The inspiration for this disposition in the Constitution was the institutional chaos and lack of government authority which contributed to the French debacle in the Battle of France in 1940. On a larger scale, this is consistent with a tradition of the Roman Republic (which has always been an inspiration for the successive French Republics), to give six months of dictatorial power to a citizen in case of an imminent danger of invasion.
Article 16 rule has only been exercised once, in 1961, during a crisis related to the Algerian War in which Charles de Gaulle needed those emergency powers to foil a military plot to take over the government. In 1962, the Council of State ruled itself incompetent to judge measures of a legislative nature issued by the President under Article 16.
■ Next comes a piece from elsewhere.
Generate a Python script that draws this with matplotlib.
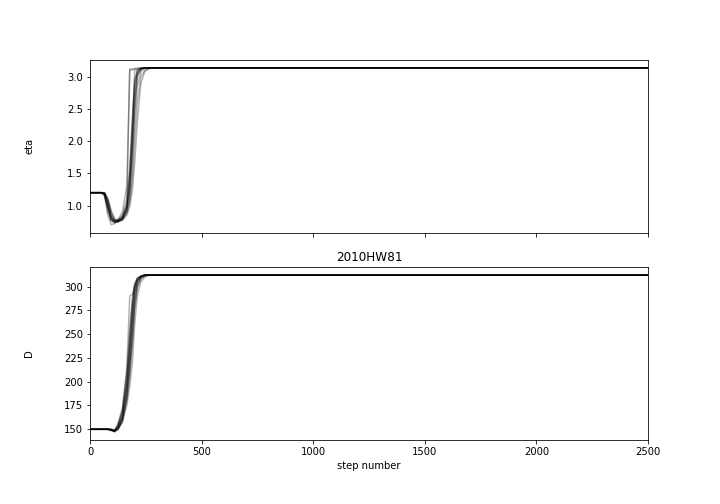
import numpy as np
import matplotlib
matplotlib.use("Agg")
import matplotlib.pyplot as plt

# --- Данные: шаги и значения цепочек ---
STEPS = [0, 50, 65, 80, 95, 110, 125, 145, 165, 178, 190, 200, 212, 228, 245, 265, 290, 2500]

ETA_WALKERS = [
    [1.20, 1.20, 1.19, 1.05, 0.82, 0.76, 0.76, 0.80, 0.95, 1.30, 2.00, 2.70, 3.05, 3.12, 3.14, 3.14, 3.14, 3.14],
    [1.20, 1.20, 1.17, 0.95, 0.78, 0.75, 0.77, 0.85, 1.10, 1.60, 2.40, 2.95, 3.10, 3.13, 3.14, 3.14, 3.14, 3.14],
    [1.20, 1.20, 1.20, 1.10, 0.90, 0.78, 0.75, 0.78, 0.90, 1.10, 1.60, 2.30, 2.85, 3.08, 3.13, 3.14, 3.14, 3.14],
    [1.20, 1.20, 1.15, 0.85, 0.70, 0.72, 0.76, 0.82, 1.00, 3.10, 3.11, 3.12, 3.13, 3.14, 3.14, 3.14, 3.14, 3.14],
    [1.20, 1.20, 1.19, 1.00, 0.80, 0.74, 0.74, 0.79, 0.92, 1.20, 1.80, 2.50, 3.00, 3.11, 3.14, 3.14, 3.14, 3.14],
    [1.20, 1.20, 1.18, 1.08, 0.86, 0.77, 0.76, 0.78, 0.88, 1.05, 1.40, 2.00, 2.60, 3.00, 3.10, 3.13, 3.14, 3.14],
    [1.20, 1.20, 1.20, 1.12, 0.92, 0.80, 0.77, 0.80, 0.98, 1.45, 2.20, 2.85, 3.08, 3.13, 3.14, 3.14, 3.14, 3.14],
    [1.20, 1.20, 1.16, 0.90, 0.76, 0.74, 0.78, 0.90, 1.30, 3.12, 3.12, 3.13, 3.13, 3.14, 3.14, 3.14, 3.14, 3.14],
    [1.20, 1.20, 1.19, 1.02, 0.81, 0.75, 0.75, 0.77, 0.85, 0.98, 1.25, 1.65, 2.30, 2.90, 3.08, 3.13, 3.14, 3.14],
    [1.20, 1.20, 1.18, 0.98, 0.79, 0.76, 0.78, 0.83, 1.02, 1.50, 2.30, 2.90, 3.09, 3.13, 3.14, 3.14, 3.14, 3.14],
    [1.20, 1.20, 1.20, 1.06, 0.84, 0.77, 0.76, 0.79, 0.93, 1.25, 1.90, 2.60, 3.02, 3.12, 3.14, 3.14, 3.14, 3.14],
    [1.20, 1.20, 1.17, 0.96, 0.77, 0.73, 0.75, 0.81, 0.97, 1.35, 2.10, 3.10, 3.11, 3.13, 3.14, 3.14, 3.14, 3.14],
]

D_WALKERS = [
    [150, 150, 150, 150, 149, 148, 150, 158, 185, 220, 260, 290, 305, 310, 312, 312, 312, 312],
    [150, 150, 150, 150, 149, 148, 152, 165, 200, 240, 280, 300, 308, 311, 312, 312, 312, 312],
    [150, 150, 150, 150, 150, 149, 151, 160, 180, 205, 240, 275, 298, 308, 311, 312, 312, 312],
    [150, 150, 150, 150, 149, 147, 150, 162, 195, 230, 270, 295, 306, 310, 312, 312, 312, 312],
    [150, 150, 150, 150, 150, 149, 153, 168, 205, 250, 285, 302, 309, 311, 312, 312, 312, 312],
    [150, 150, 150, 150, 149, 148, 150, 157, 175, 195, 220, 260, 290, 305, 310, 312, 312, 312],
    [150, 150, 150, 150, 150, 149, 152, 163, 190, 225, 265, 292, 305, 310, 312, 312, 312, 312],
    [150, 150, 150, 150, 149, 148, 155, 170, 215, 290, 292, 300, 307, 311, 312, 312, 312, 312],
    [150, 150, 150, 150, 150, 148, 151, 161, 188, 215, 250, 283, 302, 309, 312, 312, 312, 312],
    [150, 150, 150, 150, 149, 149, 153, 166, 198, 238, 276, 298, 307, 311, 312, 312, 312, 312],
    [150, 150, 150, 150, 150, 148, 150, 159, 182, 210, 245, 280, 300, 309, 311, 312, 312, 312],
    [150, 150, 150, 150, 149, 148, 156, 172, 210, 255, 288, 303, 309, 311, 312, 312, 312, 312],
]

LABELS = ["eta", "D"]
TITLE = "2010HW81"
N_STEPS = 2500

fig, axes = plt.subplots(2, figsize=(10, 7), dpi=72, sharex=True)
fig.subplots_adjust(left=0.125, right=0.9, top=0.881, bottom=0.127, hspace=0.2)

for ax, walkers, label in zip(axes, [ETA_WALKERS, D_WALKERS], LABELS):
    data = np.array(walkers).T
    ax.plot(STEPS, data, "k", alpha=0.3)
    ax.set_xlim(0, N_STEPS)
    ax.set_ylabel(label)
    ax.yaxis.set_label_coords(-0.1, 0.5)

axes[-1].set_xlabel("step number")
plt.title(TITLE)
plt.savefig("out.png", dpi=72)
In his book, Le Coup d'État permanent (The Permanent Coup), François Mitterrand criticized Article 16 for allowing an ambitious politician the opportunity to become a dictator. However, he made no move to put away his reserve powers after he himself became President.
The German constitution limits the powers available to the President to prevent a situation in which the executive could effectively rule without legislative approval, which was the case in the Weimar Republic. In particular, he cannot rule by decree. However, in case of a "legislative emergency" the German President can accept legislation without approval of the "Bundestag" (parliament). Article 81 of the German constitution states the possibility that the President can by this means keep a government capable of action even in case of loss of a constructive majority in the Bundestag.
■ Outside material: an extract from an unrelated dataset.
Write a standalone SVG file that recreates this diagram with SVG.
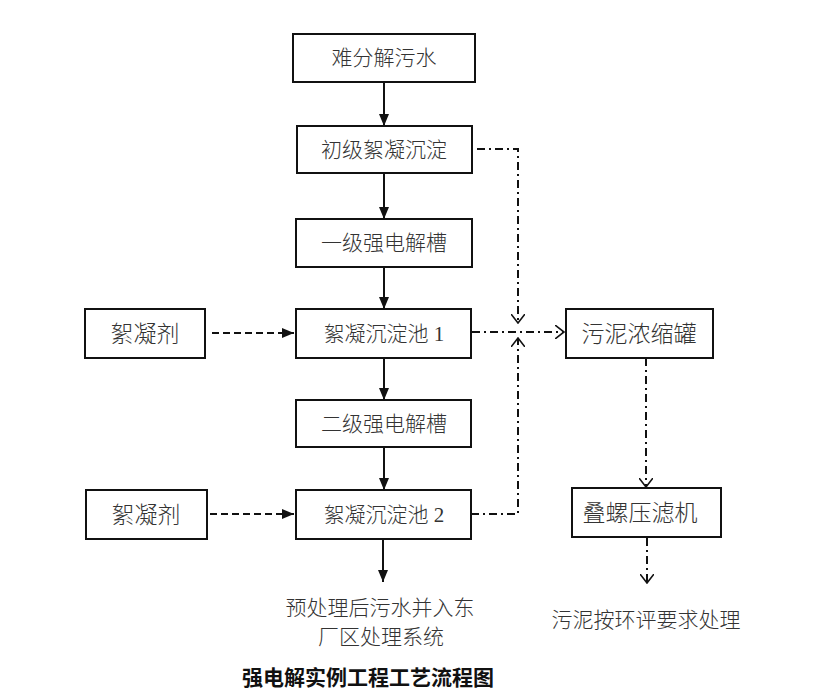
<svg xmlns="http://www.w3.org/2000/svg" width="820" height="692" viewBox="0 0 820 692">
<style>
.box{fill:#fff;stroke:#111;stroke-width:2}
.t{font-family:"Liberation Serif","Noto Sans CJK SC",serif;font-size:21px;fill:#333;text-anchor:middle;dominant-baseline:central;font-weight:300}
.tl{font-size:23px}
.title{font-family:"Liberation Serif","Noto Sans CJK SC",serif;font-size:21px;fill:#111;text-anchor:middle;dominant-baseline:central;font-weight:bold}
.solid{stroke:#111;stroke-width:2;fill:none}
.dash{stroke:#111;stroke-width:2;fill:none;stroke-dasharray:7 4}
.dd{stroke:#111;stroke-width:2;fill:none;stroke-dasharray:8 4 2 4}
</style>
<defs>
<marker id="fa" viewBox="0 0 12 10" refX="12" refY="5" markerWidth="12" markerHeight="10" markerUnits="userSpaceOnUse" orient="auto">
<path d="M0,0 L12,5 L0,10 Z" fill="#111"/>
</marker>
<marker id="oa" viewBox="0 0 10 14" refX="9" refY="7" markerWidth="10" markerHeight="14" markerUnits="userSpaceOnUse" orient="auto">
<path d="M0,0 L9,7 L0,14" fill="none" stroke="#111" stroke-width="1.6"/>
</marker>
</defs>
<rect width="820" height="692" fill="#fff"/>

<g id="connectors">
<line class="solid" x1="384" y1="82" x2="384" y2="126" marker-end="url(#fa)"/>
<line class="solid" x1="384" y1="173" x2="384" y2="219" marker-end="url(#fa)"/>
<line class="solid" x1="384" y1="267" x2="384" y2="309" marker-end="url(#fa)"/>
<line class="solid" x1="384" y1="358" x2="384" y2="400" marker-end="url(#fa)"/>
<line class="solid" x1="384" y1="447" x2="384" y2="490" marker-end="url(#fa)"/>
<line class="solid" x1="383" y1="539" x2="383" y2="582" marker-end="url(#fa)"/>
<line class="dash" x1="212" y1="333" x2="294" y2="333" marker-end="url(#fa)"/>
<line class="dash" x1="210" y1="514" x2="294" y2="514" marker-end="url(#fa)"/>
<polyline class="dd" points="477,149 518,149 518,323" marker-end="url(#oa)"/>
<polyline class="dd" points="471,514 518,514 518,338" marker-end="url(#oa)"/>
<line class="dd" x1="472" y1="332" x2="564" y2="332" marker-end="url(#oa)"/>
<line class="dd" x1="646" y1="358" x2="646" y2="487" marker-end="url(#oa)"/>
<line class="dd" x1="647" y1="538" x2="647" y2="583" marker-end="url(#oa)"/>
</g>

<g id="n1"><rect class="box" x="293" y="34" width="182" height="48"/><text class="t" x="384" y="58">难分解污水</text></g>
<g id="n2"><rect class="box" x="297" y="126" width="175" height="47"/><text class="t" x="384" y="150">初级絮凝沉淀</text></g>
<g id="n3"><rect class="box" x="296" y="219" width="176" height="48"/><text class="t" x="384" y="243">一级强电解槽</text></g>
<g id="n4"><rect class="box" x="296" y="309" width="175" height="49"/><text class="t" x="384" y="334">絮凝沉淀池 1</text></g>
<g id="n5"><rect class="box" x="296" y="400" width="175" height="47"/><text class="t" x="384" y="424">二级强电解槽</text></g>
<g id="n6"><rect class="box" x="296" y="490" width="175" height="49"/><text class="t" x="384" y="515">絮凝沉淀池 2</text></g>
<g id="n7"><rect class="box" x="85" y="309" width="120" height="49"/><text class="t tl" x="145" y="334">絮凝剂</text></g>
<g id="n8"><rect class="box" x="86" y="490" width="121" height="49"/><text class="t tl" x="146" y="515">絮凝剂</text></g>
<g id="n9"><rect class="box" x="566" y="309" width="147" height="49"/><text class="t tl" x="639" y="334">污泥浓缩罐</text></g>
<g id="n10"><rect class="box" x="572" y="488" width="149" height="49"/><text class="t tl" x="640" y="513">叠螺压滤机</text></g>
<g id="n11"><text class="t" x="380" y="608">预处理后污水并入东</text><text class="t" x="381" y="637">厂区处理系统</text></g>
<g id="n12"><text class="t" x="646" y="620">污泥按环评要求处理</text></g>
<text class="title" x="368" y="678">强电解实例工程工艺流程图</text>
</svg>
Furthermore, the German President can dissolve the Bundestag (parliament) if the Chancellor loses a motion of confidence and asks the President to do so. The German President has exercised this right three times since the founding of the Federal Republic in 1949. President Gustav Heinemann dissolved the Bundestag at the request of Chancellor Willy Brandt in 1972, and in 1982 President Karl Carstens did so at the request of Chancellor Helmut Kohl. Both Brandt and Kohl were reelected with larger majorities. Most recently, on 1 July 2005, President Horst Köhler dissolved the Bundestag at the request of Chancellor Gerhard Schröder. Schröder unexpectedly lost the election that followed.
The President has the right to refuse his signature to laws passed by the parliament (veto) in certain circumstances. These may be formal errors in the law-making process or violations of the Basic Law inherent to the new law. This reserve power has been used 8 times as of May 2013.
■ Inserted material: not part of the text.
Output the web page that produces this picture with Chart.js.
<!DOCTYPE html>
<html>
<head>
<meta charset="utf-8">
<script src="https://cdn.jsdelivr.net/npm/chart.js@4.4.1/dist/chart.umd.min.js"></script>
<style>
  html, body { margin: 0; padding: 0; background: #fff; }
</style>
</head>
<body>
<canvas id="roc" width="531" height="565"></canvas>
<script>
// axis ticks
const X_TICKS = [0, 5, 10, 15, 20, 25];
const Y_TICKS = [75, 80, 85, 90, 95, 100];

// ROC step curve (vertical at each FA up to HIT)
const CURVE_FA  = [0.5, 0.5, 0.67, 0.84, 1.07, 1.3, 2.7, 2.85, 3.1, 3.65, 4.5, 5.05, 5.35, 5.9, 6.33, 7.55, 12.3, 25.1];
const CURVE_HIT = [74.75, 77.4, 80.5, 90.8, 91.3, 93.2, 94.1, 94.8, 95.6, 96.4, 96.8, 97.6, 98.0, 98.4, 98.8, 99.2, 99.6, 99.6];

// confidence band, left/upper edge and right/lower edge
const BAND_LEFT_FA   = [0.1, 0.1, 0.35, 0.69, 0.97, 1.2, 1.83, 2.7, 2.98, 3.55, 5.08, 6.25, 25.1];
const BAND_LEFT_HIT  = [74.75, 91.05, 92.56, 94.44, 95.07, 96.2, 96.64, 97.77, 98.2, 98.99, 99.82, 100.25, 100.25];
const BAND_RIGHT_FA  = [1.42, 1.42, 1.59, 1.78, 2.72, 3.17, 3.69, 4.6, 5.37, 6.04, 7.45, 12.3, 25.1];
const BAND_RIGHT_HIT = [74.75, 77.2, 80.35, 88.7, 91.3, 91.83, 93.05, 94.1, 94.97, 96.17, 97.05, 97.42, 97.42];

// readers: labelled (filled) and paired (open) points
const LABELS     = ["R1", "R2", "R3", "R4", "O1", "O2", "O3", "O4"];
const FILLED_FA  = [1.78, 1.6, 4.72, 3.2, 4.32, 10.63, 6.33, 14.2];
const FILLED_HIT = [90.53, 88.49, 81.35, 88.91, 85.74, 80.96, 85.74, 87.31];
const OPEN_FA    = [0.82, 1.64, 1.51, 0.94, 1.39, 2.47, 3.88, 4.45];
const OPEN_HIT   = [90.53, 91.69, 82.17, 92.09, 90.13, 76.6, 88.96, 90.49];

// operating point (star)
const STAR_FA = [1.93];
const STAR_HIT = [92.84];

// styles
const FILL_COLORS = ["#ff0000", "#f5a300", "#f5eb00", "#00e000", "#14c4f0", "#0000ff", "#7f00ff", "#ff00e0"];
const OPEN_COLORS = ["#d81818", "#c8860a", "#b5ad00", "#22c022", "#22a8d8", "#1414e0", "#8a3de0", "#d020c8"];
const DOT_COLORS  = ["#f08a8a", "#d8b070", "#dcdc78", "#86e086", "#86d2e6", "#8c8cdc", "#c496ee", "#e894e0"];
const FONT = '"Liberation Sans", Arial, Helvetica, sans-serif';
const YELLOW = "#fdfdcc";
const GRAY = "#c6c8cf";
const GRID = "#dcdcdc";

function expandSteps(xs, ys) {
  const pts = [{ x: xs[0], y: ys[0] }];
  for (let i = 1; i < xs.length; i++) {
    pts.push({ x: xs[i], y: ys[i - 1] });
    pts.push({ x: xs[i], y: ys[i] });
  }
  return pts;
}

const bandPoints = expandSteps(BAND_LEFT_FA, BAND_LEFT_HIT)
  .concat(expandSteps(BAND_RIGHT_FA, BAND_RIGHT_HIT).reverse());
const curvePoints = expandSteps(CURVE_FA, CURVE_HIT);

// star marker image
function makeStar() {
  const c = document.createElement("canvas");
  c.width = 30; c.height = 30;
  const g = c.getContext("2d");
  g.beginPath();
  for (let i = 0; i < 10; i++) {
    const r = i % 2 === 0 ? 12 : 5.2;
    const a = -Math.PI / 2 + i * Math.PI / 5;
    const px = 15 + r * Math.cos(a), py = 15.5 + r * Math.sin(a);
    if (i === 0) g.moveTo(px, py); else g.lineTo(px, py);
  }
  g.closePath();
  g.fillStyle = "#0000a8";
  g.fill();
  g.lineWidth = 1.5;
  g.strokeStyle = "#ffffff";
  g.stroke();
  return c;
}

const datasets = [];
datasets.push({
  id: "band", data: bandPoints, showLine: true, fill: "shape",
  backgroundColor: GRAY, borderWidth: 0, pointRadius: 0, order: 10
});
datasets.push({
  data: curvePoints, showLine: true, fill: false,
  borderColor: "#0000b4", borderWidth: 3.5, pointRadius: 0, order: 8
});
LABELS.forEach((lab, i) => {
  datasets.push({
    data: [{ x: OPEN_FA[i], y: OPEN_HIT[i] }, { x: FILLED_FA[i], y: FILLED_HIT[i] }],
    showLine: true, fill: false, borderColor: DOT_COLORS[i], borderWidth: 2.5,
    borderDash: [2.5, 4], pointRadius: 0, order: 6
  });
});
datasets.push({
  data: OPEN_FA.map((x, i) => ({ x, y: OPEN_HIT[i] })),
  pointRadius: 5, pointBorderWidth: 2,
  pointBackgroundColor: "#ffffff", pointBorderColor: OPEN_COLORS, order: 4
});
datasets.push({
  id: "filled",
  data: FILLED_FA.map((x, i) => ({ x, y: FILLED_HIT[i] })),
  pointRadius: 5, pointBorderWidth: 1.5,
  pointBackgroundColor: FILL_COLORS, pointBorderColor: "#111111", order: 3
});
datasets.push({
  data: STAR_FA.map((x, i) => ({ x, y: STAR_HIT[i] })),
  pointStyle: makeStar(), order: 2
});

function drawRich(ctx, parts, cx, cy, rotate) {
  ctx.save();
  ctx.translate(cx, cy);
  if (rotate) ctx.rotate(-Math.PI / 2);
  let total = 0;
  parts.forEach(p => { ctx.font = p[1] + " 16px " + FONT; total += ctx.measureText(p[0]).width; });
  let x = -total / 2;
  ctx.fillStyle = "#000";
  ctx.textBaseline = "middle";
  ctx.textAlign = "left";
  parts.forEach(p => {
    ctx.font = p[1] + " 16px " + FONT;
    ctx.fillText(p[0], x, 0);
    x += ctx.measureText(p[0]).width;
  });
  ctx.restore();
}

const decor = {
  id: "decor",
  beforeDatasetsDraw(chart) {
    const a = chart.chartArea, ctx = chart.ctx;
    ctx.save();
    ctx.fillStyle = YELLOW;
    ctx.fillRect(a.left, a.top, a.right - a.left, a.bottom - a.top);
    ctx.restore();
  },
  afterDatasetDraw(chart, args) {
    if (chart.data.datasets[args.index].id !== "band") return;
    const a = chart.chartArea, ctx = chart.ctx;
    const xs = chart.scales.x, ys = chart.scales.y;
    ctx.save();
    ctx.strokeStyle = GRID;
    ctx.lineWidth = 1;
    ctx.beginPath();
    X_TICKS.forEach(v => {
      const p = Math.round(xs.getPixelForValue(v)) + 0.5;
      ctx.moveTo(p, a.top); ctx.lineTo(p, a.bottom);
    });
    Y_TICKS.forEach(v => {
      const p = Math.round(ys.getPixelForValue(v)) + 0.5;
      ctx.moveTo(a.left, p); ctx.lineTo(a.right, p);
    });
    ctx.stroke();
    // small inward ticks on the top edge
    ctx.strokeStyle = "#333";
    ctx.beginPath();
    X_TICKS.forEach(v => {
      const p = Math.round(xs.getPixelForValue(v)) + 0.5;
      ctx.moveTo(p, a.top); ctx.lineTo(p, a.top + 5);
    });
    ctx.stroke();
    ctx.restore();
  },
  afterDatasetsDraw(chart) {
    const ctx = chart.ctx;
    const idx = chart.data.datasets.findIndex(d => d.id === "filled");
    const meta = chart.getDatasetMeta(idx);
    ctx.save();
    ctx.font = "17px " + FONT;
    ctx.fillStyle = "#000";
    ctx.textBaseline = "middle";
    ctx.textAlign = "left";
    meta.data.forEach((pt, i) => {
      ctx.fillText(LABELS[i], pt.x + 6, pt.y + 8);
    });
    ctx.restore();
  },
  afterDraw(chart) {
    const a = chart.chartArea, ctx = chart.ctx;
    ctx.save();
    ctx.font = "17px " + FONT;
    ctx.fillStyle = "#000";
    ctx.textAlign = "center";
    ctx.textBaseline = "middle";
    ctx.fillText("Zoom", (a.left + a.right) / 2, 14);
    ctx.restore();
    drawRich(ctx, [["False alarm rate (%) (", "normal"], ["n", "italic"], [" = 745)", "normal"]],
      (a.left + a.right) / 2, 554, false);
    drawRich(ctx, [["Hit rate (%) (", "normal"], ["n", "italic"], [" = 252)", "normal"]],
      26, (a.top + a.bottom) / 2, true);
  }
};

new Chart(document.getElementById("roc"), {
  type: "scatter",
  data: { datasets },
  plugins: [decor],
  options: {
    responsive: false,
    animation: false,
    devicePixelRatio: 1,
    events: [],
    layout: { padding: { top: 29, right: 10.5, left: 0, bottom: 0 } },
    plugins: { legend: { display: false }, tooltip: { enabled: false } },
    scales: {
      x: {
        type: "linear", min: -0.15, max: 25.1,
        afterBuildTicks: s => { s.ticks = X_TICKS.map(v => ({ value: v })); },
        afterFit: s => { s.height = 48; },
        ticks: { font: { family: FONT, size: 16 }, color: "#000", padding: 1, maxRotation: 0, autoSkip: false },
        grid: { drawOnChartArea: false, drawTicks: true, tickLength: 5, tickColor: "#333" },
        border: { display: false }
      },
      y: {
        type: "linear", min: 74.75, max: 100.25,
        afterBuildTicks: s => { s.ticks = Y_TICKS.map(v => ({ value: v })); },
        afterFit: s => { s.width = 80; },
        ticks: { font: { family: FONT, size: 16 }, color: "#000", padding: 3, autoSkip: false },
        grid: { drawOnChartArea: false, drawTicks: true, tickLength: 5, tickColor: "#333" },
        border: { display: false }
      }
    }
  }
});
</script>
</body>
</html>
The President nominates the first candidate for Chancellor put to vote in the Bundestag. He can also dissolve the Bundestag if no candidate won the absolute majority of the members of parliament after three votes.
The President has the right to pardon criminals for federal crimes with the countersignature of a member of the cabinet. The refusal of a pardon does not need a countersignature.
- can send official messages to the chambers of Parliament;
- appoints the President of the Council of Ministers;
- may appoint up to five senators for life;
- appoints a third of the judges of the Constitutional Court;
- can grant pardons and commutations of sentences;
- can call for new elections for both or only one of the chambers, except during the last six months of his term.
The President of the Republic can refuse to sign laws he deems clearly against the Constitution, while less obvious cases are dealt with later on by the Constitutional Court. If the rejected law is passed again by a majority in the Parliament, however, the President must sign it.
Given his monocratic nature, this organ joins in itself prerogatives that in all other collegial organs are attributed collectively.
The President of Ireland does not possess executive powers: executive powers are held by the Government, which is headed by a Taoiseach (Prime Minister), who is chosen by and accountable to Dáil Éireann (House of Representatives).
The President's powers are principally defined by Article 13 of the Constitution of Ireland. For the most part, these ceremonial duties may be performed only on the authority, and with the binding advice, of the Government.
However, the President has certain reserve powers, also known as "discretionary powers" in Ireland, which can be exercised by the President at his or her discretion – without, or even contrary to, the Government's advice.
The two most politically important discretionary powers are:
The first of these means that a Taoiseach who has been defeated by a vote of no-confidence cannot automatically expect to appeal to the people by calling a general election. The question of whether or not the Taoiseach has lost the confidence of the Dáil could be a discretionary matter for the President to decide – in principle, the President could refuse to dissolve the Dáil on the advice of a Taoiseach who has not yet been defeated in a vote of no-confidence, but who appears likely to be defeated were such a vote to be held. This power has not so far been used, but it could be a crucial power in the event of the collapse of a governing coalition.
By the second of these powers, the President may refuse to assent to legislation passed by Parliament when he or she considers it to be unconstitutional. The President refers the matter to the Supreme Court, which makes the final decision. This power has been used several times by various Presidents.
In addition to these powers, the President has various other discretionary powers in the Constitution, which are of lesser political significance (in normal circumstances). The President may decide to call a referendum on legislation "of great national significance". This power, granted by Article 27 of the Constitution, has not so far been used. The President cannot initiate a referendum, but must wait for an application by a majority of the Seanad (Senate) and one-third of the Dáil. Generally, owing to the way in which the Seanad is elected, the Government's coalition controls a majority of the seats, and strong party discipline means that Senators rarely go against their own party, so getting Seanad support for a referendum is difficult. If the Seanad were to be reformed, this power could potentially become much more significant. Similarly, the President has a latent role in resolving disputes between the Dáil and the Seanad. The President may convene a special committee to resolve questions of privilege between the Dáil and the Seanad with regard to Money Bills, and with regard to speeding the passage of urgent bills through the Seanad. Again, owing to the method by which the Seanad is elected, disputes of this nature tend not to emerge in practice.
The exercise of these powers is entirely at the President's discretion, for which the President is neither legally nor politically responsible. However, prior to their exercise, the President is bound, in most cases, to consult the Council of State, an advisory body consisting of a mixture of senior ex-officio and nominated members.